Although he was still hanging around Selibe Phikwe during the week, former BCL employee Abel Senyatso said he never had any hope for possibility of the mine re-opening. "I have already started handing applications in the search for alternative employment. Ke a marketa gongwe re tlaa bona sengwe ko bo Mowana," he said in reference to Mowana Mine, whose new owner Alecto Minerals is raising capital to re-open before end of March 2017. Ramokate said they are not surprised by the announcement made by the liquidator, but they still hold on to the conviction that with political will BCL could have been saved from total collapse. He said even though mismanagement and reckless spending by the Daniel Mahupela led EXCO had drained the mine's coffers and brought it to its knees, there were alternatives suggested by experts which could be explored to navigate troubled waters. On the announcement by the liquidator Ramokate said: "This exactly what we predicted, it is part of the strategy. It is a way through which those with vested interests at government enclave want to discourage those willing to buy and operate the mine. After killing all interest, they will dismantle BCL and sell the assets of the mine to their preferred business partners for a song, an acquisition they will later benefit from".

Ramokate is quick to point to the long predicted recovery in global copper prices by 2018, which recently saw a 20% spike due to demand in China, the world's second biggest economy. He said already there are signs of recovery in copper/ nickel prices, which brings hope for the operation of at least the profitable shafts at the mine. Before the Tuesday briefing the liquidator is said to have cut BCL workers who were retained to assist in the winding up and liquidation process.
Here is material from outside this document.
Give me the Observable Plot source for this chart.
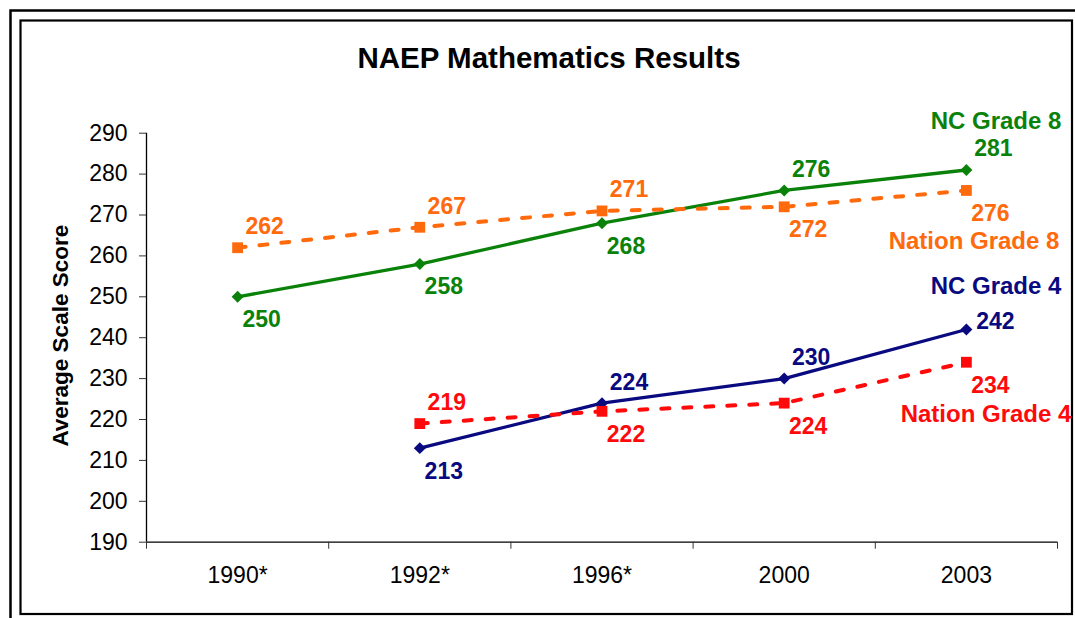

But some insiders allege that BCL asset are being looted as some of the employees managed properties which have not been reconciled in the inventory held by the liquidator. They give examples of exploration licences in Kgalagadi region acquired under the failed Polaris II strategy, through which some diamond discoveries were made. There is growing tension between government and BMWU after the latter took a decision to decampaign the ruling Botswana Democratic Party (BDP) politicians in upcoming elections in protest for the closure of BCL, which left almost 6 000 workers jobless. Dixon-Warren announced on Tuesday that he will on February 07 recommend that BCL Mine –Botswana's largest copper and nickel producer – be placed under final liquidation and wound down.
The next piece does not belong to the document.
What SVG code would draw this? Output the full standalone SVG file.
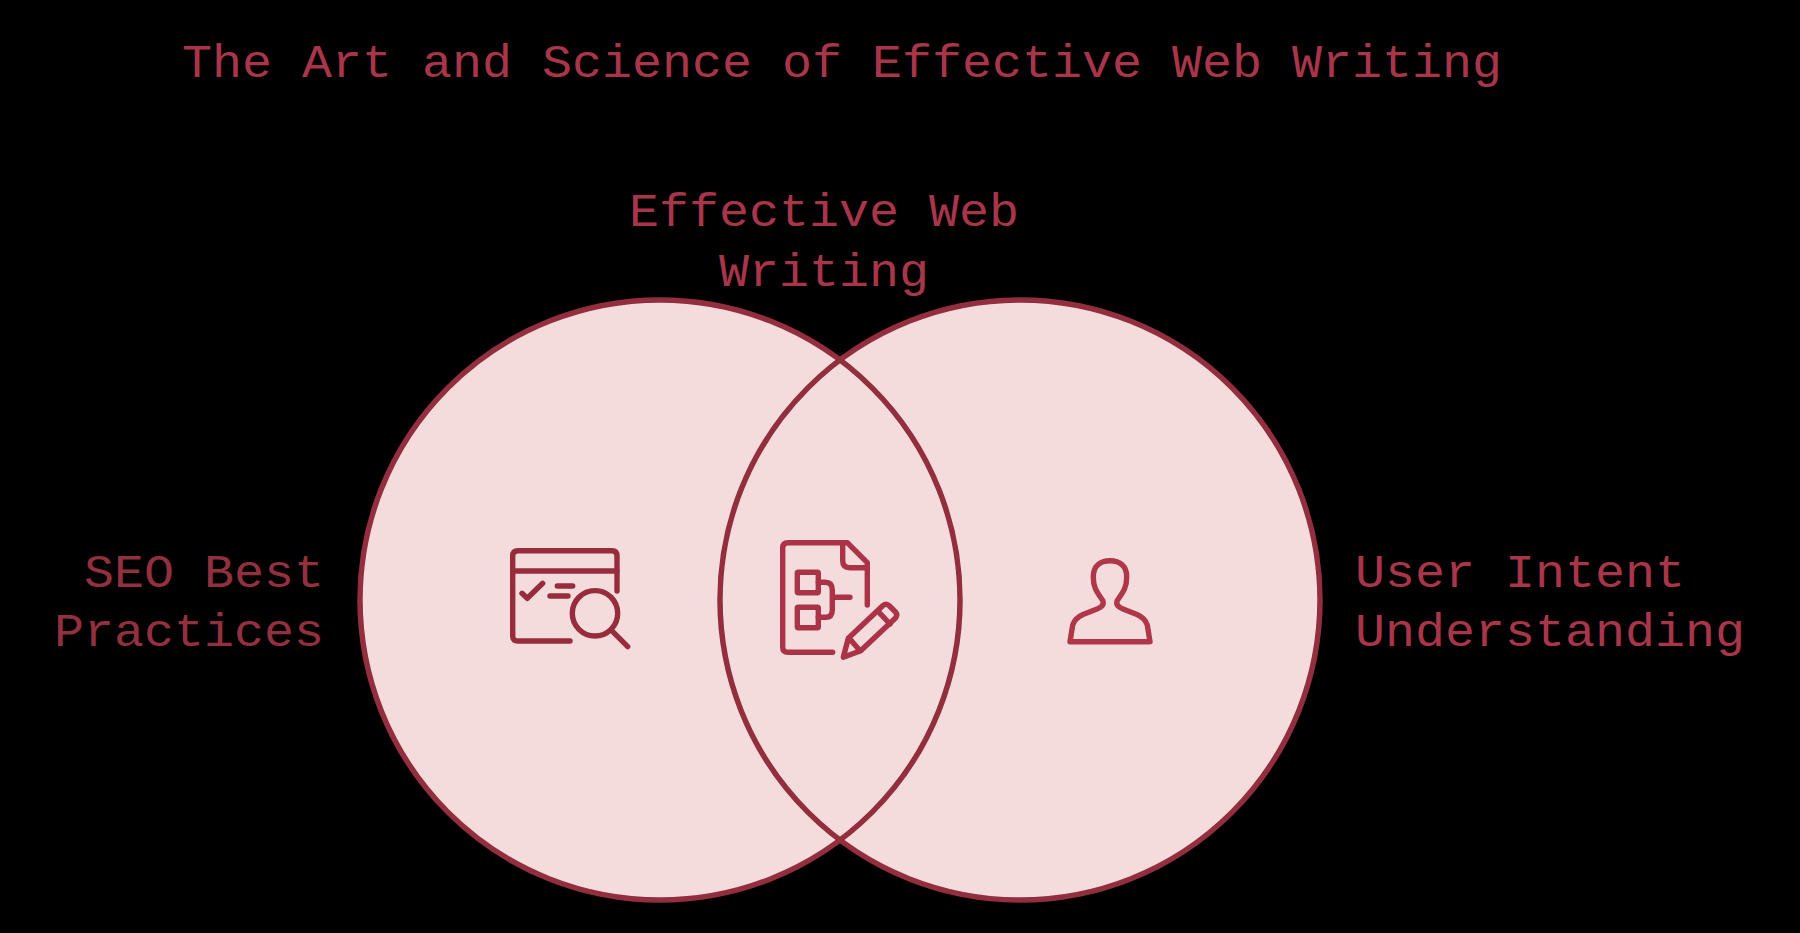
<svg xmlns="http://www.w3.org/2000/svg" width="1800" height="933" viewBox="0 0 1800 933">
<style>
text{font-family:"Liberation Mono","DejaVu Sans Mono",monospace;font-size:46px;fill:#a83549}
.d{fill:#93303f}
.c{fill:#f4dcdd}
.o{fill:none;stroke:#922e3e;stroke-width:5.500}
.i{fill:none;stroke-width:5.400;stroke-linecap:round;stroke-linejoin:round}
</style>
<rect width="1800" height="933" fill="#000"/>
<text id="title" transform="translate(182 77) scale(1.087 1)">The Art and Science of Effective Web Writing</text>
<g id="circle-left"><circle class="c" cx="660" cy="600" r="300"/></g>
<g id="circle-right"><circle class="c" cx="1020" cy="600" r="300"/></g>
<g id="outlines"><circle class="o" cx="660" cy="600" r="300"/><circle class="o" cx="1020" cy="600" r="300"/></g>
<g id="label-top" text-anchor="middle"><text transform="translate(824 226) scale(1.087 1)">Effective Web</text><text transform="translate(824 286) scale(1.087 1)">Writing</text></g>
<g id="label-left" text-anchor="end"><text class="d" transform="translate(324 587) scale(1.087 1)">SEO Best</text><text class="d" transform="translate(324 646) scale(1.087 1)">Practices</text></g>
<g id="label-right"><text transform="translate(1355 587) scale(1.087 1)">User Intent</text><text transform="translate(1355 646) scale(1.087 1)">Understanding</text></g>
<g id="icon-seo" class="i" stroke="#962c3c">
<path d="M570 641H518Q512.700 641 512.700 636V556Q512.700 550.700 518 550.700H612Q617 550.700 617 556V591"/>
<path d="M512.700 571H617M522 593.300L527.300 598.300L542.700 583.300M557.300 586H572.700M550 596H568"/>
<circle cx="595" cy="613.300" r="22.700"/><path d="M612.700 631.700L627.700 646.700"/>
</g>
<g id="icon-doc" class="i" stroke="#ab3347">
<path d="M832.700 652.300H788Q782.700 652.300 782.700 647V548Q782.700 542.700 788 542.700H847.300L867.300 562.700V605"/>
<path d="M842.700 545V561Q842.700 567.700 850 567.700H867"/>
<rect x="797.300" y="572.300" width="21" height="20.400" rx="1"/><rect x="797.300" y="607.300" width="21" height="20.400" rx="1"/>
<path d="M818.300 582.300H825Q832.300 582.300 832.300 590V610Q832.300 617.300 825.700 617.300H818.300M832.300 597.300H850"/>
<path d="M843.300 657.300L848.300 638.300L883 605.500Q886 603 889 605.500L895.500 612Q898 615 895.500 618L860.700 650.700Z"/>
<path d="M878.300 611.700L890 624M850.700 640L860 650.700"/>
</g>
<g id="icon-user" class="i" stroke="#b03649">
<path d="M1070 641.700L1072.700 625Q1075 618 1083 614.500L1097 609Q1104.500 606 1103 601C1097 592 1093.300 588 1093.300 577C1093.300 566 1100 560.700 1110 560.700C1120 560.700 1126.700 566 1126.700 577C1126.700 588 1123 592 1117 601Q1115.500 606 1123 609L1137 614.500Q1145 618 1147.300 625L1150 641.700Z"/>
</g>
</svg>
BCL owes creditors, including suppliers and banks, about $85 million and the government said in October that it could not afford the roughly $720 million needed to keep BCL running. The company was placed under provisional liquidation last October, with global accounting firm KPMG appointed as liquidator. At the time, Mineral Resources Minister Sadique Kebonang said: "The liquidator is the one who will make a decision to either shut it down or restructure the operations." Dixon-Warren said that three of the state-owned company's subsidiaries were insolvent and that there were no resources available to finance operations. "There has been interest in the assets of the three companies from a number of parties. The interest has been in some or all of the assets and has been from local and overseas parties," Dixon-Warren said. "However, the expressed interest has not led to any formal offers."